■ Required task
Find each line holding "this" and copy it out.

■ Charts and diagrams as code
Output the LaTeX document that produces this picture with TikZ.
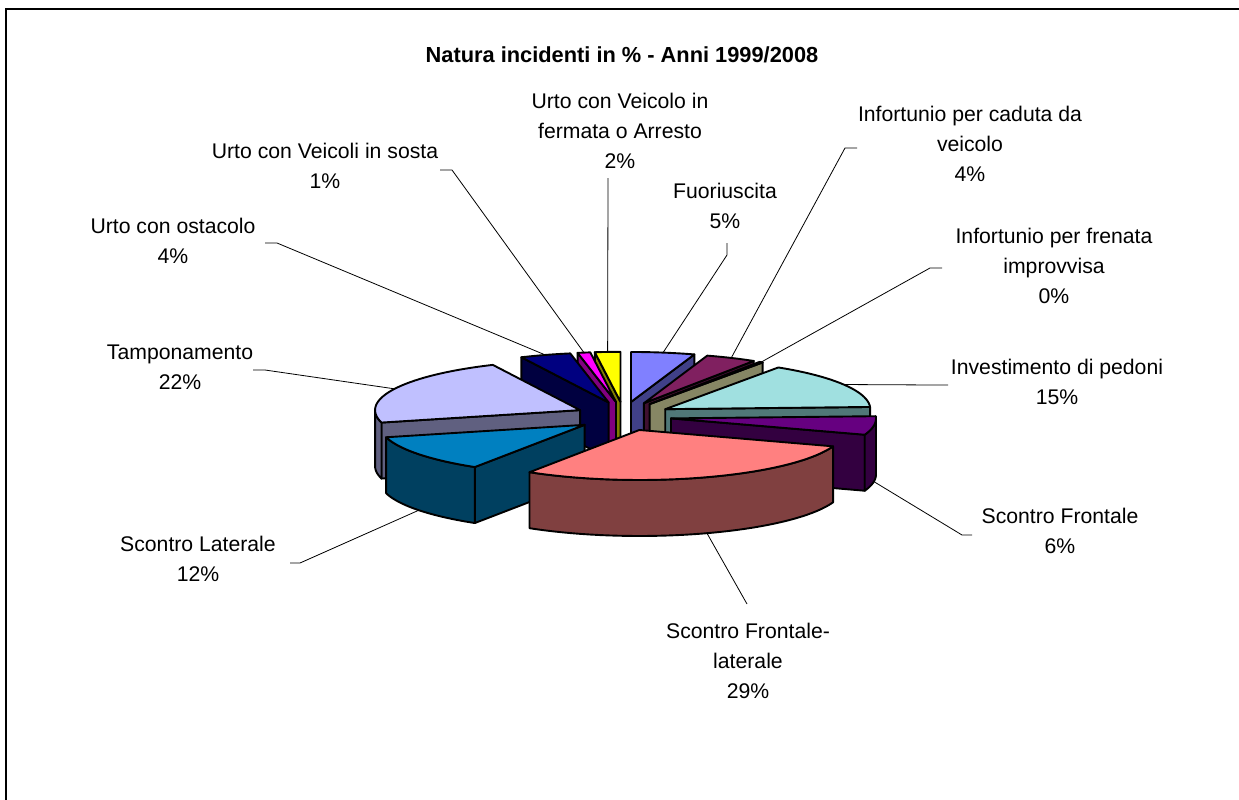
\documentclass[tikz,border=0pt]{standalone}
\usepackage{fontspec}
\setmainfont{Liberation Sans}
\newcommand\lbl[1]{\begin{tabular}{@{}c@{}}#1\end{tabular}}
\def\Cx{623.5}\def\Cy{416.3}\def\A{205}\def\B{50}\def\EX{48}\def\EY{14.5}\def\H{56}
\tikzset{
  face/.style={draw=black, line width=1.9pt, line join=round},
  leader/.style={draw=black, line width=0.8pt},
  lab/.style={inner sep=0pt, font=\fontsize{21.2}{30}\selectfont},
}
\newcommand\pieslice[5]{%
  \pgfmathsetmacro\mi{(#1+#2)/2}%
  \pgfmathsetmacro\ox{\Cx+\EX*sin(\mi)}%
  \pgfmathsetmacro\oy{\Cy-\EY*cos(\mi)}%
  \coordinate (#5-c) at (\ox,\oy);
  \coordinate (#5-m) at ({\ox+\A*sin(\mi)},{\oy-\B*cos(\mi)});
  \coordinate (#5-mb) at ({\ox+\A*sin(\mi)},{\oy-\B*cos(\mi)+\H});
  \pgfmathtruncatemacro\vs{sin(#1)<-0.0001 ? 1 : 0}%
  \ifnum\vs=1
    \filldraw[face, fill=#4] (\ox,\oy) -- ({\ox+\A*sin(#1)},{\oy-\B*cos(#1)}) -- ++(0,\H) -- (\ox,\oy+\H) -- cycle;
  \fi
  \pgfmathtruncatemacro\ve{sin(#2)>0.0001 ? 1 : 0}%
  \ifnum\ve=1
    \filldraw[face, fill=#4] (\ox,\oy) -- ({\ox+\A*sin(#2)},{\oy-\B*cos(#2)}) -- ++(0,\H) -- (\ox,\oy+\H) -- cycle;
  \fi
  \pgfmathsetmacro\lo{max(#1,90)}%
  \pgfmathsetmacro\hi{min(#2,270)}%
  \pgfmathtruncatemacro\va{\lo<\hi ? 1 : 0}%
  \ifnum\va=1
    \filldraw[face, fill=#4] plot[domain=\lo:\hi, samples=40] ({\ox+\A*sin(\x)},{\oy-\B*cos(\x)})
      -- plot[domain=\hi:\lo, samples=40] ({\ox+\A*sin(\x)},{\oy-\B*cos(\x)+\H}) -- cycle;
  \fi
  \filldraw[face, fill=#3] (\ox,\oy) -- plot[domain=#1:#2, samples=40] ({\ox+\A*sin(\x)},{\oy-\B*cos(\x)}) -- cycle;
}
\definecolor{cFt}{HTML}{8080FF}\definecolor{cFs}{HTML}{404088}
\definecolor{cCt}{HTML}{802060}\definecolor{cCs}{HTML}{401030}
\definecolor{cRt}{HTML}{FFFFC0}\definecolor{cRs}{HTML}{868664}
\definecolor{cIt}{HTML}{A0E0E0}\definecolor{cIs}{HTML}{507878}
\definecolor{cPt}{HTML}{660080}\definecolor{cPs}{HTML}{330040}
\definecolor{cSt}{HTML}{FF8080}\definecolor{cSs}{HTML}{804040}
\definecolor{cLt}{HTML}{0080C0}\definecolor{cLs}{HTML}{004060}
\definecolor{cTt}{HTML}{C0C0FF}\definecolor{cTs}{HTML}{606080}
\definecolor{cOt}{HTML}{000080}\definecolor{cOs}{HTML}{000040}
\definecolor{cMt}{HTML}{FF00FF}\definecolor{cMs}{HTML}{800080}
\definecolor{cYt}{HTML}{FFFF00}\definecolor{cYs}{HTML}{808000}
\begin{document}
\begin{tikzpicture}[x=1pt,y=-1pt]
\useasboundingbox (0,0) rectangle (1239,800);
\fill[white] (0,0) rectangle (1239,800);
\draw[line width=1.6pt] (6,800) -- (6,9) -- (1239,9);
% slices, back to front
\pieslice{352.8}{360}{cYt}{cYs}{Fe}
\pieslice{349.2}{352.8}{cMt}{cMs}{S}
\pieslice{0}{18}{cFt}{cFs}{F}
\pieslice{334.8}{349.2}{cOt}{cOs}{O}
\pieslice{18}{32.4}{cCt}{cCs}{C}
\pieslice{32.4}{33.48}{cRt}{cRs}{Fr}
\pieslice{33.48}{87.48}{cIt}{cIs}{I}
\pieslice{255.6}{334.8}{cTt}{cTs}{T}
\pieslice{87.48}{109.08}{cPt}{cPs}{SF}
\pieslice{212.4}{255.6}{cLt}{cLs}{L}
\pieslice{109.08}{212.4}{cSt}{cSs}{SFL}
% title
\node[inner sep=0pt, font=\fontsize{21.8}{24}\selectfont\bfseries] (title) at (622,55) {Natura incidenti in \% - Anni 1999/2008};
% labels
\node[lab] (tFe) at (620,132) {\lbl{Urto con Veicolo in\\fermata o Arresto\\2\%}};
\node[lab] (tS) at (325,167) {\lbl{Urto con Veicoli in sosta\\1\%}};
\node[lab] (tO) at (173,242) {\lbl{Urto con ostacolo\\4\%}};
\node[lab] (tT) at (180,368) {\lbl{Tamponamento\\22\%}};
\node[lab] (tC) at (970,145) {\lbl{Infortunio per caduta da\\veicolo\\4\%}};
\node[lab] (tF) at (725,207) {\lbl{Fuoriuscita\\5\%}};
\node[lab] (tFr) at (1054,267) {\lbl{Infortunio per frenata\\improvvisa\\0\%}};
\node[lab] (tI) at (1057,383) {\lbl{Investimento di pedoni\\15\%}};
\node[lab] (tSF) at (1060,532) {\lbl{Scontro Frontale\\6\%}};
\node[lab] (tSFL) at (748,662) {\lbl{Scontro Frontale-\\laterale\\29\%}};
\node[lab] (tL) at (198,560) {\lbl{Scontro Laterale\\12\%}};
% leader lines
\coordinate (eFe) at (608,178);
\coordinate (eS) at (440,170);
\coordinate (eO) at (265,243);
\coordinate (eT) at (253,370);
\coordinate (eL) at (290,563);
\coordinate (eSFL) at (747,604);
\coordinate (eSF) at (972,535);
\coordinate (eI) at (948,385);
\coordinate (eFr) at (942,268);
\coordinate (eC) at (857,148);
\coordinate (eF) at (727,243);
\draw[leader] (eFe) -- (Fe-m);
\draw[leader] (eS) -- ++(12,0) -- (S-m);
\draw[leader] (eO) -- ++(12,0) -- (O-m);
\draw[leader] (eT) -- ++(12,0) -- (T-m);
\draw[leader] (eL) -- ++(10,0) -- (L-mb);
\draw[leader] (eSFL) -- (SFL-mb);
\draw[leader] (eSF) -- ++(-10,0) -- (SF-mb);
\draw[leader] (eI) -- ++(-12,0) -- (I-m);
\draw[leader] (eFr) -- ++(-12,0) -- (Fr-m);
\draw[leader] (eC) -- ++(-12,0) -- (C-m);
\draw[leader] (eF) -- ++(0,12) -- (F-m);
\end{tikzpicture}
\end{document}
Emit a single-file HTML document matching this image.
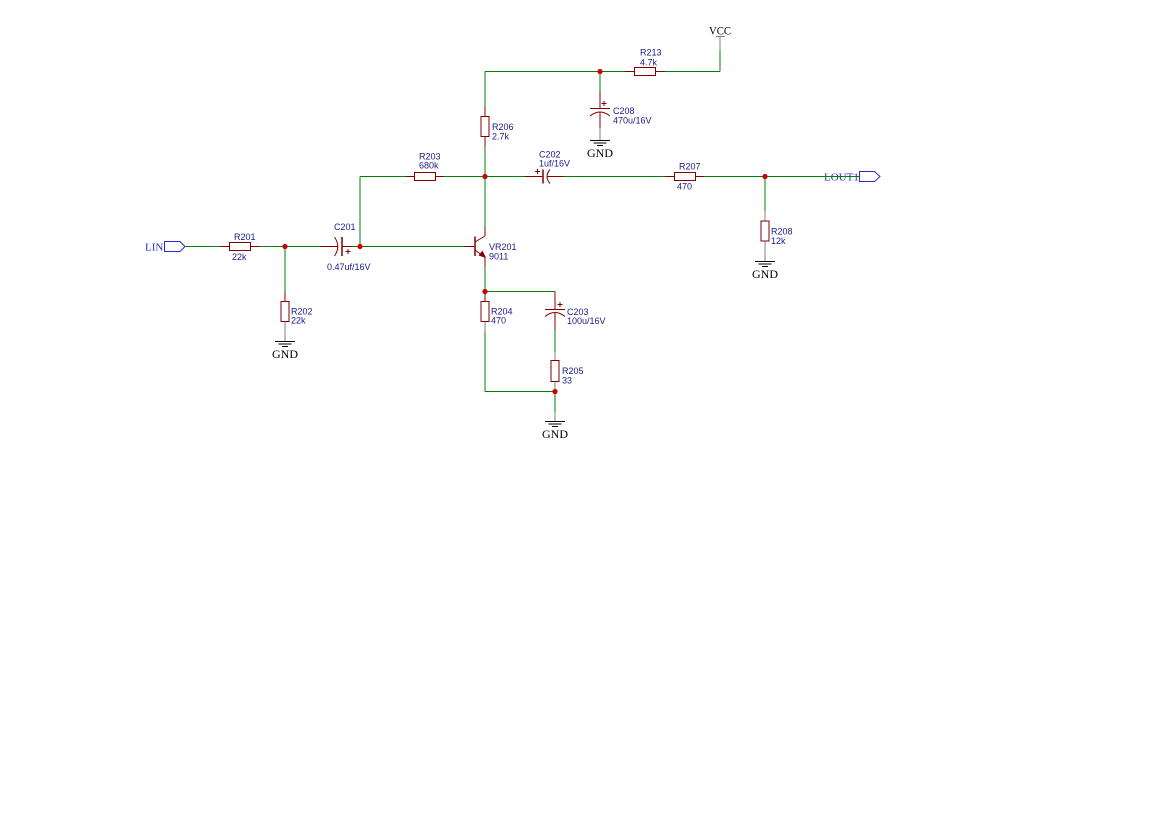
<!DOCTYPE html>
<html>
<head>
<meta charset="utf-8">
<style>
  html,body{margin:0;padding:0;background:#fff;}
  svg{display:block;}
  .lbl{font-family:"Liberation Sans",sans-serif;font-size:9px;fill:#1a1a86;}
  .pwr{font-family:"Liberation Serif",serif;font-size:12px;fill:#000;}
  .port{font-family:"Liberation Serif",serif;font-size:11px;fill:#2a2ad8;}
</style>
</head>
<body>
<svg width="1169" height="827" viewBox="0 0 1169 827" xmlns="http://www.w3.org/2000/svg">
<rect width="1169" height="827" fill="#fff"/>

<!-- ===== Green wires ===== -->
<g stroke="#008000" stroke-width="1" fill="none">
  <!-- input line -->
  <line x1="185" y1="246.5" x2="220" y2="246.5"/>
  <line x1="259" y1="246.5" x2="320" y2="246.5"/>
  <line x1="352" y1="246.5" x2="465" y2="246.5"/>
  <!-- R202 vertical -->
  <line x1="285" y1="246.5" x2="285" y2="292"/>
  <!-- x=360 vertical -->
  <line x1="360" y1="176.5" x2="360" y2="246.5"/>
  <!-- line 176 -->
  <line x1="360" y1="176.5" x2="406" y2="176.5"/>
  <line x1="444" y1="176.5" x2="525" y2="176.5"/>
  <line x1="564" y1="176.5" x2="665" y2="176.5"/>
  <line x1="704" y1="176.5" x2="858" y2="176.5"/>
  <!-- top line 71 -->
  <line x1="485" y1="71.5" x2="625" y2="71.5"/>
  <line x1="665" y1="71.5" x2="720" y2="71.5"/>
  <line x1="720" y1="71.5" x2="720" y2="50"/>
  <!-- x=485 -->
  <line x1="485" y1="71.5" x2="485" y2="107"/>
  <line x1="485" y1="146.5" x2="485" y2="227"/>
  <line x1="485" y1="266.5" x2="485" y2="291.5"/>
  <line x1="485" y1="331.5" x2="485" y2="391.5"/>
  <!-- horizontal 291 and 391 -->
  <line x1="485" y1="291.5" x2="555" y2="291.5"/>
  <line x1="485" y1="391.5" x2="555" y2="391.5"/>
  <!-- C208 -->
  <line x1="600" y1="71.5" x2="600" y2="92"/>
  <!-- C203 / R205 -->
  <line x1="555" y1="330" x2="555" y2="352"/>
  <line x1="555" y1="391.5" x2="555" y2="412"/>
  <!-- R208 -->
  <line x1="765" y1="176.5" x2="765" y2="211"/>
</g>

<!-- ===== Gray leads ===== -->
<g stroke="#808080" stroke-width="1" fill="none">
  <line x1="285" y1="321.5" x2="285" y2="341.5"/>
  <line x1="600" y1="128" x2="600" y2="140.5"/>
  <line x1="720" y1="50" x2="720" y2="36.5"/>
  <line x1="716" y1="36.5" x2="725" y2="36.5"/>
  <line x1="485" y1="321.5" x2="485" y2="331.5"/>
  <line x1="555" y1="352" x2="555" y2="360.5"/>
  <line x1="555" y1="381.5" x2="555" y2="391.5"/>
  <line x1="555" y1="412" x2="555" y2="421.5"/>
  <line x1="765" y1="211" x2="765" y2="221"/>
  <line x1="765" y1="241" x2="765" y2="261.5"/>
</g>

<!-- ===== Ground symbols ===== -->
<g stroke="#000" stroke-width="1" fill="none">
  <!-- R202 -->
  <line x1="275" y1="341.5" x2="295" y2="341.5"/>
  <line x1="278.5" y1="344" x2="291.5" y2="344"/>
  <line x1="282" y1="346.5" x2="288" y2="346.5"/>
  <!-- C208 -->
  <line x1="590" y1="140.5" x2="610" y2="140.5"/>
  <line x1="593.5" y1="143" x2="606.5" y2="143"/>
  <line x1="597" y1="145.5" x2="603" y2="145.5"/>
  <!-- R205 -->
  <line x1="545" y1="421.5" x2="565" y2="421.5"/>
  <line x1="548.5" y1="424" x2="561.5" y2="424"/>
  <line x1="552" y1="426.5" x2="558" y2="426.5"/>
  <!-- R208 -->
  <line x1="755" y1="261.5" x2="775" y2="261.5"/>
  <line x1="758.5" y1="264" x2="771.5" y2="264"/>
  <line x1="762" y1="266.5" x2="768" y2="266.5"/>
</g>
<text class="pwr" x="285" y="358" text-anchor="middle" textLength="26" lengthAdjust="spacingAndGlyphs">GND</text>
<text class="pwr" x="600" y="157" text-anchor="middle" textLength="26" lengthAdjust="spacingAndGlyphs">GND</text>
<text class="pwr" x="555" y="438" text-anchor="middle" textLength="26" lengthAdjust="spacingAndGlyphs">GND</text>
<text class="pwr" x="765" y="278" text-anchor="middle" textLength="26" lengthAdjust="spacingAndGlyphs">GND</text>
<text class="pwr" x="720" y="34.5" text-anchor="middle" textLength="22" lengthAdjust="spacingAndGlyphs">VCC</text>

<!-- ===== Components (dark red) ===== -->
<g stroke="#800000" stroke-width="1" fill="none">
  <!-- R201 -->
  <line x1="220" y1="246.5" x2="229.5" y2="246.5"/>
  <rect x="229.5" y="242.5" width="21" height="8"/>
  <line x1="250.5" y1="246.5" x2="259" y2="246.5"/>
  <!-- R202 -->
  <line x1="285" y1="292" x2="285" y2="301.5"/>
  <rect x="281" y="301.5" width="8" height="20"/>
  <!-- C201 -->
  <line x1="320" y1="246.5" x2="338" y2="246.5"/>
  <path d="M334.5 237 Q341 246.5 334.5 256"/>
  <line x1="342" y1="237" x2="342" y2="256" stroke-width="1.5"/>
  <line x1="342" y1="246.5" x2="352" y2="246.5"/>
  <line x1="345.5" y1="251.5" x2="350.5" y2="251.5"/>
  <line x1="348" y1="249" x2="348" y2="254"/>
  <!-- R203 -->
  <line x1="406" y1="176.5" x2="414.5" y2="176.5"/>
  <rect x="414.5" y="172.5" width="21" height="8"/>
  <line x1="435.5" y1="176.5" x2="444" y2="176.5"/>
  <!-- R206 -->
  <line x1="485" y1="107" x2="485" y2="116.5"/>
  <rect x="481" y="116.5" width="8" height="20"/>
  <line x1="485" y1="136.5" x2="485" y2="146.5"/>
  <!-- C202 -->
  <line x1="525" y1="176.5" x2="543" y2="176.5"/>
  <line x1="543" y1="169.5" x2="543" y2="183.5" stroke-width="1.5"/>
  <path d="M550 169.5 Q544 176.5 550 183.5"/>
  <line x1="547" y1="176.5" x2="564" y2="176.5"/>
  <line x1="535" y1="171.5" x2="540" y2="171.5"/>
  <line x1="537.5" y1="169" x2="537.5" y2="174"/>
  <!-- R213 -->
  <line x1="625" y1="71.5" x2="634.5" y2="71.5"/>
  <rect x="634.5" y="67.5" width="21" height="8"/>
  <line x1="655.5" y1="71.5" x2="665" y2="71.5"/>
  <!-- C208 -->
  <line x1="600" y1="92" x2="600" y2="108.5"/>
  <line x1="590" y1="108.5" x2="610" y2="108.5"/>
  <path d="M590 116 Q600 108 610 116"/>
  <line x1="600" y1="112" x2="600" y2="128"/>
  <line x1="601.5" y1="103.5" x2="606.5" y2="103.5"/>
  <line x1="604" y1="101" x2="604" y2="106"/>
  <!-- R207 -->
  <line x1="665" y1="176.5" x2="674.5" y2="176.5"/>
  <rect x="674.5" y="172.5" width="21" height="8"/>
  <line x1="695.5" y1="176.5" x2="704" y2="176.5"/>
  <!-- R208 -->
  <rect x="761" y="221" width="8" height="20"/>
  <!-- Transistor VR201 -->
  <line x1="465" y1="246.5" x2="475" y2="246.5"/>
  <line x1="475" y1="236.5" x2="475" y2="256" stroke-width="1.5"/>
  <line x1="475" y1="242" x2="485" y2="236"/>
  <line x1="485" y1="236" x2="485" y2="227"/>
  <line x1="475" y1="250" x2="483" y2="256"/>
  <line x1="485" y1="257" x2="485" y2="266.5"/>
  <!-- R204 -->
  <line x1="485" y1="291.5" x2="485" y2="301.5"/>
  <rect x="481" y="301.5" width="8" height="20"/>
  <!-- C203 -->
  <line x1="555" y1="291.5" x2="555" y2="309.5"/>
  <line x1="545" y1="309.5" x2="565" y2="309.5"/>
  <path d="M545 316.5 Q555 308.5 565 316.5"/>
  <line x1="555" y1="312.5" x2="555" y2="330"/>
  <line x1="557.5" y1="304.5" x2="562.5" y2="304.5"/>
  <line x1="560" y1="302" x2="560" y2="307"/>
  <!-- R205 -->
  <rect x="551" y="360.5" width="8" height="21"/>
</g>
<!-- emitter arrow -->
<polygon points="486,258 478.5,255.5 482.5,250.5" fill="#800000"/>

<!-- ===== Junction dots ===== -->
<g fill="#cc0000">
  <circle cx="285" cy="246.5" r="2.6"/>
  <circle cx="360" cy="246.5" r="2.6"/>
  <circle cx="485" cy="176.5" r="2.6"/>
  <circle cx="600" cy="71.5" r="2.6"/>
  <circle cx="765" cy="176.5" r="2.6"/>
  <circle cx="485" cy="291.5" r="2.6"/>
  <circle cx="555" cy="391.5" r="2.6"/>
</g>

<!-- ===== Ports ===== -->
<polygon points="164.5,241.5 180,241.5 185,246.5 180,251.5 164.5,251.5" fill="#fff" stroke="#2a2ad8" stroke-width="1"/>
<text class="port" x="145" y="250.5">LIN</text>
<polygon points="859.5,171.5 874.5,171.5 880,176.5 874.5,181.5 859.5,181.5" fill="#fff" stroke="#2a2ad8" stroke-width="1"/>
<text class="port" x="824" y="180.5">LOUT1</text>
<line x1="824" y1="176.5" x2="859" y2="176.5" stroke="#008000" stroke-width="1"/>

<!-- ===== Labels ===== -->
<text class="lbl" x="234" y="240">R201</text>
<text class="lbl" x="232" y="260">22k</text>
<text class="lbl" x="291" y="314.5">R202</text>
<text class="lbl" x="291" y="323.5">22k</text>
<text class="lbl" x="334" y="230">C201</text>
<text class="lbl" x="327" y="270">0.47uf/16V</text>
<text class="lbl" x="419" y="159.5">R203</text>
<text class="lbl" x="419" y="168.5">680k</text>
<text class="lbl" x="539" y="157.5">C202</text>
<text class="lbl" x="539" y="166.5">1uf/16V</text>
<text class="lbl" x="489" y="250">VR201</text>
<text class="lbl" x="489" y="259.5">9011</text>
<text class="lbl" x="492" y="130">R206</text>
<text class="lbl" x="492" y="139.5">2.7k</text>
<text class="lbl" x="640" y="55.5">R213</text>
<text class="lbl" x="640" y="65.5">4.7k</text>
<text class="lbl" x="613" y="114">C208</text>
<text class="lbl" x="613" y="123.5">470u/16V</text>
<text class="lbl" x="491" y="314.5">R204</text>
<text class="lbl" x="491" y="323.5">470</text>
<text class="lbl" x="567" y="315">C203</text>
<text class="lbl" x="567" y="324">100u/16V</text>
<text class="lbl" x="562" y="374">R205</text>
<text class="lbl" x="562" y="383.5">33</text>
<text class="lbl" x="679" y="169.5">R207</text>
<text class="lbl" x="677" y="189.5">470</text>
<text class="lbl" x="771" y="234.5">R208</text>
<text class="lbl" x="771" y="244">12k</text>
</svg>
</body>
</html>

■ Output of the exercise
Output the LaTeX document that produces this picture with TikZ.
Emit a single-file HTML document matching this image.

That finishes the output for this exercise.